Segundo Ball e Bowe (1992), as vozes dos profissionais são importantes para a implementação das políticas públicas. É nesse momento que os textos políticos são interpretados, reinterpretados de diferentes maneiras, por diferentes pessoas, com suas histórias de vida e experiências. É nesse contexto que a política pública é recriada. Tal situação influenciou na construção do Enem como política pública para o desenvolvimento do ensino médio e na interpretação do caráter avaliativo do Enem, desconsiderando-se seu potencial no desenvolvimento da qualidade do ensino médio.
Assim, ocorreu quanto às relações Enem-currículo e Enem-competências e habilidades. Ao realizarem a leitura da Matriz de Competências e, posteriormente, de Referências do Enem, muitos profissionais as interpretaram como um guia curricular e de conteúdos já finalizado. Esse entendimento faz com que a matriz seja vista como diretriz limitadora do conhecimento. A recepção dos documentos sem espaço de discussão dificultou a compreensão acerca da possibilidade de construção e ampliação curricular. Faltavam informações e canais para obtê-las, e, nos isolados contextos de prática, parte dos docentes desconhecia ou conhecia superficialmente o Enem.
Todavia, essa realidade foi em parte modificada com o decorrer do tempo. Houve deslocamentos na resistência e aceitação dos professores em relação ao Enem, além de sua ampliação conceitual, que perpassa desde a avaliação externa da educação até o mecanismo de acesso ao ensino superior. Há uma crítica sobre a “retirada” da autonomia docente e a homogeneização curricular pela Matriz do Enem. Observaram-se impactos do Exame nos saberes e nas práticas dos professores, porém mais influenciados pela necessidade/motivação dos estudantes e pela mídia do que pelos canais oficiais. Sublinha-se este achado: o Enem como elemento motivador dos estudantes.
Os estudos realizados indicam que, enquanto política pública de educação, o Enem ainda não alcançou seu amplo potencial pedagógico, com vistas a produzir impactos significativos na qualidade da educação básica. No entanto, constitui uma política que ainda está em curso; logo, não é possível determinar e concluir sobre seu alcance final ou pleno.

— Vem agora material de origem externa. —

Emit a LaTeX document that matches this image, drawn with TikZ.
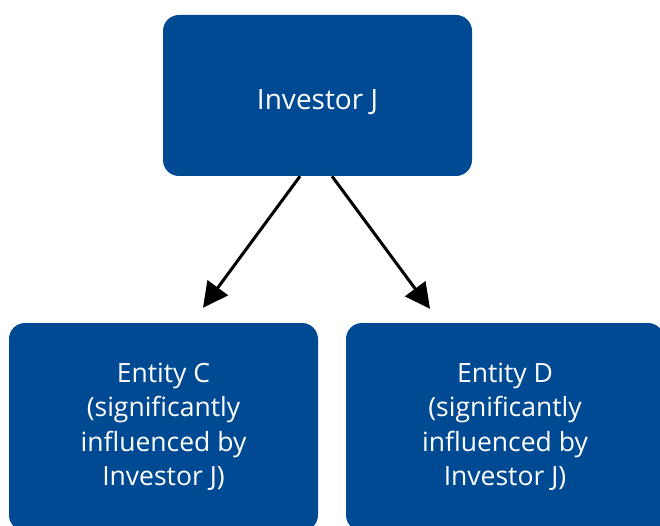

Nesse ínterim, as atuais transformações no contexto educacional brasileiro intensificam o debate a respeito das vertentes político-ideológicas que permeiam o ensino médio. Há um discurso recorrente e uma suspeita entre os pesquisadores e educadores de que, no Brasil, as políticas públicas de educação, muitas vezes, são modificadas, sem levar em consideração os dados das pesquisas e as demandas da sociedade, visando às propostas de governos, acompanhando as concepções ideológicas dos representantes eleitos. Nesse cenário, a Reforma do Ensino Médio (2015) e a aprovação da Base Nacional Comum Curricular (2015-2016) e as políticas educacionais do governo federal conservador (2019-2022) podem, em um futuro próximo, produzir outras reconfigurações do Enem.